Nature offers many images of this effortless effectiveness: water that wears down rock without aggression, seasons that change without hurry, plants that grow toward the light without deliberation, and animals that act according to instinct. Wu Wei takes these as models for human conduct, suggesting that the most fitting actions are those that arise as naturally as a river flowing downhill. When one’s inner state is simple and uncontrived, actions can emerge with a similar spontaneity, free from excessive calculation or pretense. Power then appears soft and unobtrusive, yet it is precisely this softness that proves enduring.

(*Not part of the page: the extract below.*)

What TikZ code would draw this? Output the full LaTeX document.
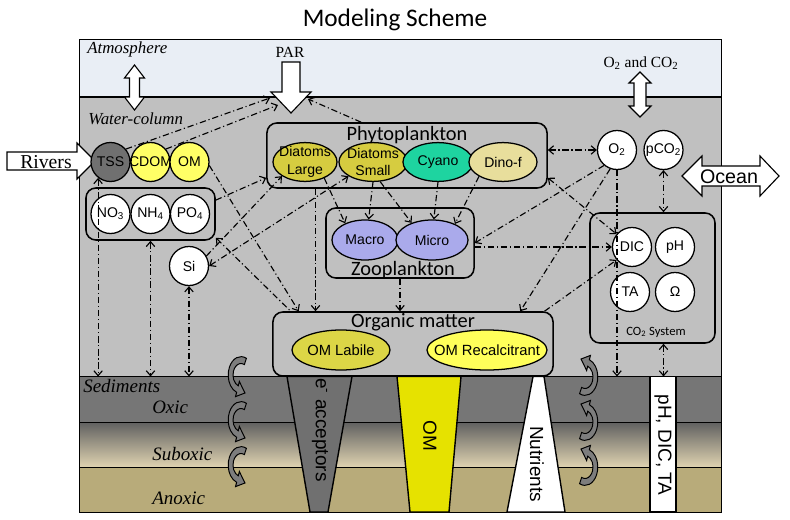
\documentclass[tikz,border=0pt]{standalone}
\usepackage{fontspec}
\setmainfont{Liberation Serif}
\setsansfont{Liberation Sans}
\newfontfamily\calib{Carlito}
\usetikzlibrary{arrows.meta,shapes.geometric,positioning}

\definecolor{atmo}{RGB}{233,238,245}
\definecolor{water}{RGB}{192,192,192}
\definecolor{oxic}{RGB}{118,118,118}
\definecolor{suboxtop}{RGB}{96,96,96}
\definecolor{suboxbot}{RGB}{222,210,176}
\definecolor{anoxic}{RGB}{184,171,122}
\definecolor{tssgray}{RGB}{112,112,112}
\definecolor{cdomyellow}{RGB}{255,255,102}
\definecolor{diatom}{RGB}{214,204,64}
\definecolor{cyanogreen}{RGB}{30,212,160}
\definecolor{dinokhaki}{RGB}{232,222,156}
\definecolor{zoolilac}{RGB}{170,170,235}
\definecolor{labileolive}{RGB}{220,214,70}
\definecolor{recalyellow}{RGB}{255,255,90}
\definecolor{omyellow}{RGB}{230,226,0}
\definecolor{curlgray}{RGB}{125,125,125}

\tikzset{
  pool/.style={circle, draw, line width=0.9pt, fill=white, minimum size=0.975cm, inner sep=-4pt, font=\sffamily\fontsize{10}{12}\selectfont},
  blob/.style={ellipse, draw, line width=0.9pt, inner xsep=-12pt, inner ysep=-3pt, align=center, font=\sffamily\fontsize{10}{12.5}\selectfont},
  group/.style={draw, line width=1.1pt, rounded corners=7pt, fill=water},
  grpname/.style={anchor=base, inner sep=0pt, font=\calib\fontsize{14.5}{16}\selectfont},
  layername/.style={anchor=base west, inner sep=0pt, font=\itshape\fontsize{13.5}{15}\selectfont},
  flux/.style={line width=0.8pt, dash pattern=on 4.5pt off 2pt on 0.8pt off 2pt, ->},
  wedge/.style={draw, line width=1pt},
  wedgename/.style={rotate=-90, inner sep=0pt, font=\sffamily\fontsize{13.5}{15}\selectfont},
  bigarrow/.style={draw, line width=0.8pt, fill=white},
  curl/.style={draw, line width=0.7pt, fill=curlgray}
}

\begin{document}
\begin{tikzpicture}[x=0.025cm, y=-0.025cm, >={Straight Barb[length=3.5pt,width=6pt]}]
  \useasboundingbox (0,0) rectangle (790,520);

  \node[font=\calib\fontsize{18}{20}\selectfont, anchor=base] (title) at (395,26) {Modeling Scheme};

  % layers
  \fill[atmo] (79,39) rectangle (721,97);
  \fill[water] (79,97) rectangle (721,376.5);
  \fill[oxic] (79,376.5) rectangle (721,422);
  \shade[top color=suboxtop, bottom color=suboxbot] (79,422) rectangle (721,467);
  \fill[anoxic] (79,467) rectangle (721,512);
  \draw[line width=0.6pt] (79,422) -- (721,422) (79,467) -- (721,467);
  \draw[line width=0.7pt] (79,376.5) -- (721,376.5);
  \draw[line width=1.3pt] (79,97) -- (721,97);
  \draw[line width=0.7pt] (79,39) rectangle (721,512);
  \coordinate (sedline) at (400,376.5);

  \node[layername, font=\itshape\fontsize{12}{14}\selectfont] (atm) at (87,53) {Atmosphere};
  \node[layername, font=\itshape\fontsize{12}{14}\selectfont] (wcol) at (88,124) {Water-column};
  \node[layername] (sed) at (83,392) {Sediments};
  \node[layername] (oxl) at (152,413) {Oxic};
  \node[layername] (subl) at (152,460) {Suboxic};
  \node[layername] (anl) at (152,504) {Anoxic};

  % exchange with the sediment
  \foreach \yy in {375,420,465} {
    \begin{scope}[shift={(241,\yy)}, y=0.025cm, xscale=0.8, yscale=-1.15]
      \filldraw[curl] (-65:16) arc[start angle=-65, end angle=-250, radius=16] -- (-6.84,18.8) -- (4.95,15.64) -- (-2.06,5.64) -- (-250:10) arc[start angle=-250, end angle=-65, radius=10] -- cycle;
    \end{scope}
    \begin{scope}[shift={(585,\yy+2)}, y=0.025cm, xscale=0.8, yscale=-1.15, rotate=180]
      \filldraw[curl] (-65:16) arc[start angle=-65, end angle=-250, radius=16] -- (-6.84,18.8) -- (4.95,15.64) -- (-2.06,5.64) -- (-250:10) arc[start angle=-250, end angle=-65, radius=10] -- cycle;
    \end{scope}
  }

  \filldraw[wedge, fill=tssgray] (287,376.5) -- (352,376.5) -- (328,512) -- (310,512) -- cycle;
  \filldraw[wedge, fill=omyellow] (397,376.5) -- (461,376.5) -- (449,512) -- (410,512) -- cycle;
  \filldraw[wedge, fill=white] (533,376.5) -- (544,376.5) -- (565,512) -- (507,512) -- cycle;
  \filldraw[wedge, fill=white] (650,376.5) rectangle (676,512);
  \node[wedgename] (eacc) at (320,430) {e\textsuperscript{-} acceptors};
  \node[wedgename] (omw) at (430,436) {OM};
  \node[wedgename] (nutw) at (537,464) {Nutrients};
  \node[wedgename] (carbw) at (663,445) {pH, DIC, TA};

  % big arrows
  \draw[bigarrow] (134.5,65) -- (144.5,78) -- (139.5,78) -- (139.5,97) -- (144.5,97) -- (134.5,110) -- (124.5,97) -- (129.5,97) -- (129.5,78) -- (124.5,78) -- cycle;
  \draw[bigarrow] (640,72) -- (651,83) -- (646,83) -- (646,106) -- (651,106) -- (640,117) -- (629,106) -- (634,106) -- (634,83) -- (629,83) -- cycle;
  \draw[bigarrow] (282,62) -- (300,62) -- (300,92) -- (311,92) -- (291,113) -- (271,92) -- (282,92) -- cycle;
  \draw[bigarrow] (7,152) -- (77,152) -- (77,143) -- (95,161) -- (77,179) -- (77,170) -- (7,170) -- cycle;
  \draw[bigarrow] (682,176) -- (702,156) -- (702,166) -- (760,166) -- (760,156) -- (779,176) -- (760,196) -- (760,186) -- (702,186) -- (702,196) -- cycle;
  \node[font=\fontsize{11}{13}\selectfont, anchor=base] (par) at (290,57) {PAR};
  \node[font=\fontsize{11}{13}\selectfont, anchor=base] (gas) at (641,67) {O\textsubscript{2} and CO\textsubscript{2}};
  \node[font=\fontsize{14}{16}\selectfont, anchor=base] (rivers) at (46,168) {Rivers};
  \node[font=\sffamily\fontsize{14}{16}\selectfont, anchor=base] (ocean) at (729,183) {Ocean};

  % boxes
  \node[group, minimum width=7cm, minimum height=1.625cm] (phyto) at (407,155.5) {};
  \node[group, minimum width=3.7cm, minimum height=1.75cm] (zoo) at (400,243) {};
  \node[group, minimum width=7cm, minimum height=1.6cm] (orgm) at (413,344) {};
  \node[group, minimum width=3.225cm, minimum height=1.3cm] (nutbox) at (150.5,214) {};
  \node[group, minimum width=3.125cm, minimum height=3.25cm] (co2box) at (652.5,278) {};
  \node[grpname] (phytoname) at (407,140) {Phytoplankton};
  \node[grpname] (zooname) at (403,275) {Zooplankton};
  \node[grpname] (orgmname) at (413,327) {Organic matter};
  \node[anchor=base, inner sep=0pt, font=\calib\fontsize{9}{11}\selectfont] (co2name) at (656,335) {CO\textsubscript{2} System};

  % pools
  \node[pool, fill=tssgray] (tss) at (110.5,162) {TSS};
  \node[pool, fill=cdomyellow] (cdom) at (150.5,162) {CDOM};
  \node[pool, fill=cdomyellow] (omc) at (189.5,162) {OM};
  \node[pool] (no3) at (110.5,214) {NO\textsubscript{3}};
  \node[pool] (nh4) at (150.5,214) {NH\textsubscript{4}};
  \node[pool] (po4) at (190,214) {PO\textsubscript{4}};
  \node[pool] (si) at (189,266) {Si};
  \node[pool] (o2) at (617,150) {O\textsubscript{2}};
  \node[pool] (pco2) at (663.5,150) {pCO\textsubscript{2}};
  \node[pool] (dic) at (632,247) {DIC};
  \node[pool] (ph) at (675,247) {pH};
  \node[pool] (ta) at (630,292) {TA};
  \node[pool] (omega) at (675,292) {Ω};

  \node[blob, fill=diatom, minimum width=1.6cm, minimum height=0.97cm] (dl) at (305,162) {Diatoms\\Large};
  \node[blob, fill=diatom, minimum width=1.7cm, minimum height=0.97cm] (ds) at (373,162) {Diatoms\\Small};
  \node[blob, fill=cyanogreen, minimum width=1.75cm, minimum height=0.97cm] (cyano) at (438,162) {Cyano};
  \node[blob, fill=dinokhaki, minimum width=1.7cm, minimum height=0.97cm] (dino) at (503,162) {Dino-f};
  \node[blob, fill=zoolilac, minimum width=1.65cm, minimum height=1cm] (macro) at (365,240) {Macro};
  \node[blob, fill=zoolilac, minimum width=1.8cm, minimum height=1cm] (micro) at (432,240) {Micro};
  \node[blob, fill=labileolive, minimum width=2.45cm, minimum height=1cm, font=\sffamily\fontsize{10.5}{12}\selectfont] (labile) at (341,350) {OM Labile};
  \node[blob, fill=recalyellow, minimum width=3cm, minimum height=1cm, font=\sffamily\fontsize{10.5}{12}\selectfont] (recal) at (487,350) {OM Recalcitrant};

  % fluxes
  \coordinate (parA) at (270,98);
  \coordinate (parB) at (278,105);
  \coordinate (parC) at (308,99);
  \draw[flux] (tss.40) -- (parA);
  \draw[flux] (cdom.40) -- (parB);
  \draw[flux] (phyto.144) -- (parC);
  \draw[flux] (nutbox.12) -- (phyto.189);
  \draw[flux] (si.30) -- (dl.south west);
  \draw[flux,<->] (si.0) -- (ds.south west);
  \draw[flux] (omc.-10) -- (orgm.164);
  \draw[flux,<-] (nutbox.-20) -- (orgm.165);
  \draw[flux] (phyto.200) -- (phyto.200 |- orgm.north);
  \draw[flux] (zoo.south) -- (zoo.south |- orgm.north);
  \draw[flux] (dl.-40) -- (macro.140);
  \draw[flux] (ds.south) -- (macro.80);
  \draw[flux] (ds.-70) -- (micro.140);
  \draw[flux] (cyano.south) -- (micro.85);
  \draw[flux] (dino.211) -- (micro.35);
  \draw[flux,<->] (phyto.east |- o2.west) -- (o2.west);
  \draw[flux] (o2.230) -- (zoo.east);
  \draw[flux] (o2.250) -- (orgm.17);
  \draw[flux] (dic.west -| zoo.east) -- (dic.west);
  \draw[flux] (orgm.14) -- (dic.220);
  \draw[flux,<->] (phyto.-9) -- (dic.140);
  \draw[flux,<->] (pco2.south) -- (pco2.south |- co2box.north);
  \draw[flux] (o2.south) -- (o2.south |- sedline);
  \draw[flux,<->] (pco2.south |- co2box.south) -- (pco2.south |- sedline);
  \draw[flux,<->] (tss.232) -- (tss.232 |- sedline);
  \draw[flux,<->] (nutbox.south) -- (nutbox.south |- sedline);
  \draw[flux,<->] (si.south) -- (si.south |- sedline);
\end{tikzpicture}
\end{document}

Practically, this means discerning when circumstances call for action and when they call for stillness, and then responding in a way that feels almost effortless because it accords with the situation’s own momentum. It is a discipline of observing, understanding, and adapting to the natural order rather than constantly pushing against it. By attuning to the self‑regulating, adaptive character of the natural world, Wu Wei becomes a way of returning to a more original human nature, where effectiveness and ease are not opposed but mutually reinforcing.